29Il roulait ses regards dans le vide autour de la salle ; il ne les arrêtait sur aucun visage de peur de rencontrer un autre regard et d’être involontairement influencé. Il secouait perpétuellement la tête de gauche à droite et de droite à gauche, comme s’il eût réfuté en lui-même des objections qu’on lui aurait faites. C'était le buste de l'Obstination, le dernier mot incarné d'une multitude qui sent sa force et qui ne veut plus rien céder à la raison.

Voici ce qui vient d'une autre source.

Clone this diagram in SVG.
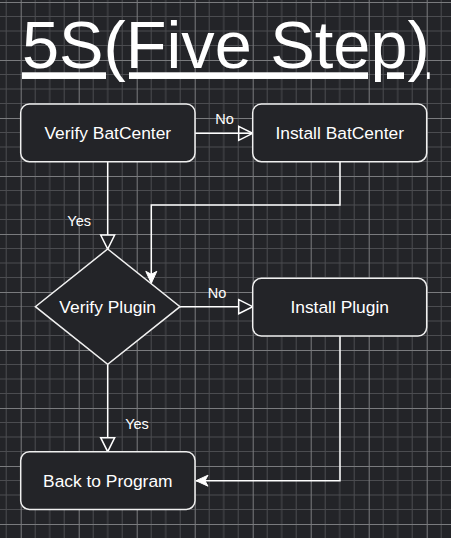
<svg xmlns="http://www.w3.org/2000/svg" width="451" height="538" viewBox="0 0 451 538">
  <style>
    .node { fill: #232428; stroke: #f0f0f0; stroke-width: 1.5; }
    .edge { fill: none; stroke: #ffffff; stroke-width: 1.5; }
    .lbl { font-family: "Liberation Sans", Arial, sans-serif; font-size: 17.4px; fill: #ffffff; text-anchor: middle; }
    .elbl { font-family: "Liberation Sans", Arial, sans-serif; font-size: 14.5px; fill: #ffffff; text-anchor: middle; }
    .title { font-family: "Liberation Sans", Arial, sans-serif; font-size: 66.7px; fill: #ffffff; text-decoration: underline; }
  </style>
  <defs>
    <pattern id="grid" patternUnits="userSpaceOnUse" x="20.7" y="2" width="58" height="58">
      <rect width="58" height="58" fill="#232428"/>
      <g stroke="#4b4c50" stroke-width="1">
        <line x1="14.5" y1="0" x2="14.5" y2="58"/>
        <line x1="29" y1="0" x2="29" y2="58"/>
        <line x1="43.5" y1="0" x2="43.5" y2="58"/>
        <line x1="0" y1="14.5" x2="58" y2="14.5"/>
        <line x1="0" y1="29" x2="58" y2="29"/>
        <line x1="0" y1="43.5" x2="58" y2="43.5"/>
      </g>
      <g stroke="#7a7b7e" stroke-width="1">
        <line x1="0.5" y1="0" x2="0.5" y2="58"/>
        <line x1="0" y1="0.5" x2="58" y2="0.5"/>
      </g>
    </pattern>
    <marker id="hollow" markerUnits="userSpaceOnUse" markerWidth="16" markerHeight="16" refX="14" refY="7" orient="auto" overflow="visible">
      <path d="M0,0 L14,7 L0,14 Z" fill="#232428" stroke="#ffffff" stroke-width="1.5"/>
    </marker>
    <marker id="hollowthru" markerUnits="userSpaceOnUse" markerWidth="16" markerHeight="16" refX="14" refY="7" orient="auto" overflow="visible">
      <path d="M0,0 L14,7 L0,14 Z" fill="none" stroke="#ffffff" stroke-width="1.5"/>
    </marker>
    <marker id="classic" markerUnits="userSpaceOnUse" markerWidth="14" markerHeight="12" refX="12" refY="5.5" orient="auto" overflow="visible">
      <path d="M0,0 L12,5.5 L0,11 L3,5.5 Z" fill="#ffffff" stroke="#ffffff" stroke-width="1"/>
    </marker>
  </defs>

  <rect x="0" y="0" width="451" height="538" fill="url(#grid)"/>

  <g id="title">
    <text class="title" x="22" y="68.3">5S(Five Step)</text>
  </g>

  <g id="connectors">
    <path class="edge" d="M195,133.3 L252.7,133.3" marker-end="url(#hollowthru)"/>
    <path class="edge" d="M107.7,161.7 L107.7,249" marker-end="url(#hollow)"/>
    <path class="edge" d="M340,161.7 L340,205 L151.3,205 L151.3,283.3" marker-end="url(#classic)"/>
    <path class="edge" d="M180,306.7 L252.7,306.7" marker-end="url(#hollow)"/>
    <path class="edge" d="M107.7,364.3 L107.7,451.7" marker-end="url(#hollow)"/>
    <path class="edge" d="M340,336 L340,480.7 L196,480.7" marker-end="url(#classic)"/>
    <text class="elbl" x="224.5" y="123.5">No</text>
    <text class="elbl" x="79.2" y="226">Yes</text>
    <text class="elbl" x="217" y="297.5">No</text>
    <text class="elbl" x="137" y="428.5">Yes</text>
  </g>

  <g id="verify-batcenter">
    <rect class="node" x="20.7" y="104" width="174.3" height="57.7" rx="8.7" ry="8.7"/>
    <text class="lbl" x="107.8" y="139.3">Verify BatCenter</text>
  </g>

  <g id="install-batcenter">
    <rect class="node" x="252.7" y="104" width="174" height="57.7" rx="8.7" ry="8.7"/>
    <text class="lbl" x="339.7" y="139.3">Install BatCenter</text>
  </g>

  <g id="verify-plugin">
    <path class="node" d="M107.7,249 L180,306.7 L107.7,364.3 L35.4,306.7 Z"/>
    <text class="lbl" x="107.7" y="312.8">Verify Plugin</text>
  </g>

  <g id="install-plugin">
    <rect class="node" x="252.7" y="278.3" width="174" height="57.7" rx="8.7" ry="8.7"/>
    <text class="lbl" x="339.7" y="313.4">Install Plugin</text>
  </g>

  <g id="back-to-program">
    <rect class="node" x="20.7" y="451.7" width="174.3" height="57.7" rx="8.7" ry="8.7"/>
    <text class="lbl" x="107.8" y="486.9">Back to Program</text>
  </g>
</svg>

30Il parlait avec cette éloquence rude, brutale, sans réplique, qui ne discute pas mais qui commande. Sa langue, fiévreuse ; se collait sur ses lèvres sèches. Il avait ces balbutiements terribles qui irritent et qui redoublent dans l’homme inculte la colère de l’émotion contenue par l’impuissance même d’articuler sa fureur : ses gestes achevaient ses mots. Tout le monde fut debout et silencieux pour l’écouter.

31[XX]

32Il parla non en homme, mais en peuple qui veut être obéi et qui ne sait pas attendre. Il mesura les heures et les minutes à la docilité du gouvernement ; il lui commanda des miracles ; il répéta en les accentuant avec plus d’énergie toutes les conditions du programme de l’impossible, que les vociférations tumultueuses du peuple enjoignaient d’accepter et de réaliser à l’instant : le renversement de toute sociabilité connue, l’extermination de la propriété, des capitalistes, la spoliation, l’installation immédiate du prolétaire dans la communauté des biens, la proscription des banquiers, des riches, des fabricants, des bourgeois de toute condition supérieure aux salariés, un gouvernement la hache à la main pour niveler toutes les suprématies de la naissance, de l’aisance, de l’hérédité du travail même; enfin l’acceptation sans réplique et sans délai du drapeau rouge pour signifier à la société sa défaite, au peuple sa victoire, à Paris la terreur, à tous les gouvernements étrangers l’invasion. Chacune de ces injonctions était appuyée par l’orateur d’un coup de crosse de fusil sur le plancher, d’une acclamation frénétique de ceux qui étaient derrière lui, d’une salve de coups de feu tirés sur la place.